I agree. We don't get to see WotC's market research, but I suspect WotC got lots of requests for feeling like a mage all the time. Look at it this way: WotC has gone out of its way to remove a lot of good points from 4e from 5e, but they're keeping at-will magic. There must be some sort of incentive, considering at-will magic isn't really more powerful than options like using crossbows.

Requiring wizards to play a resource management game that non-casters don't have to play was at the center of many complaints about wizards (combat balance and otherwise) in pre-4e D&D. WotC doesn't seem like they're a big fan of long-term resource management anymore. 5e wizards have far fewer daily spell slots per day than in 3e and earlier, for instance, and even 4e dropped some daily resource management from martial characters in Essentials.

The discussion right now shouldn't be whether attack cantrips should be removed from the game... but rather should the DMG include a fully-playtested module that removes cantrips or moves them to each classes 1st level spell list, and what has to occur or get added to make that balanced.

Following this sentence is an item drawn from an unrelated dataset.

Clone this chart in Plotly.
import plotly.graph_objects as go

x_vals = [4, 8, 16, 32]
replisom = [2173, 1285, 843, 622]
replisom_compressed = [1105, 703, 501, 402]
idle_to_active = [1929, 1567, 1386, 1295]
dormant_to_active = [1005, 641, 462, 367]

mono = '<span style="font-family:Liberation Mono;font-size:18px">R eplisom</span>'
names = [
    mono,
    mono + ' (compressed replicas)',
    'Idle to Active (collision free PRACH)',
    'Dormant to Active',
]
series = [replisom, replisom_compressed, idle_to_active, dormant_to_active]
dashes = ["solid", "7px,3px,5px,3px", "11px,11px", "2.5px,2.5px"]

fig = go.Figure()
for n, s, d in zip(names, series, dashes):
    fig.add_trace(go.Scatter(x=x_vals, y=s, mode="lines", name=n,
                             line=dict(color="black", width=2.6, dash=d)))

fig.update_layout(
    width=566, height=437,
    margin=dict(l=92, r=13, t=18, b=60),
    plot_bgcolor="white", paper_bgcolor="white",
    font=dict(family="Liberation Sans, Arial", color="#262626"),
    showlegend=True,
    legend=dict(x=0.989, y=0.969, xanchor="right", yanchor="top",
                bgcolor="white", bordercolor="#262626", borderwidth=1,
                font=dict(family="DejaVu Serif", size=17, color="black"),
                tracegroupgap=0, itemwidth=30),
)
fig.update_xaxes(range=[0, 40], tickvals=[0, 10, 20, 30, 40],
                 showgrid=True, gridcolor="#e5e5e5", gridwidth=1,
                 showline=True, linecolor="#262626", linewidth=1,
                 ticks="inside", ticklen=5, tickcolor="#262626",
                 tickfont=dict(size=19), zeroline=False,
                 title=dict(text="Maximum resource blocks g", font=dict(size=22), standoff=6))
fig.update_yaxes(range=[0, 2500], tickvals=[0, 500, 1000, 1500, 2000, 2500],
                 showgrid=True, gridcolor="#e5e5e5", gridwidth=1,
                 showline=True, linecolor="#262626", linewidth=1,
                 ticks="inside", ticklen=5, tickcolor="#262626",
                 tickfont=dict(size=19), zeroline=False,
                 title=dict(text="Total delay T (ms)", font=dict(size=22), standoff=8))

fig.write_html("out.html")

No matter how good the module, if you have a player who wants to play a wizard and feel like a wizard all the time, a balanced option doesn't really work there.
 

I just want to say first off that I can't stand Pew Pew magic. I don't think there should be any at will spells except maybe read magic. I would like to see casters go back to being completely limited in their spells per day. I think the realm of at will and no limited attacks per day, or even per encounter, should fall solely on the martials.

"I just want to say that I can't stand Boom Gone magic. I think there should always be at will spells including read magic. I would like to see casters remain having at-will magic as an option. I think the realm of at will and no limited attacks per day, or even per encounter, should include spellcasters."

This is my opinion on this subject. I know others have different tastes. I hope the game includes options to accommodate my tastes as well as theirs. Thank you.

What made playing casters interesting and challenging was the fact that you had to use judgement when deciding which spells to use and which ones to save. I feel like that's been lost ever since the addition of Pew Pew magic.
Right, because daily spell resource management no longer exist, and those at-will spells are just game-breakingly powerful.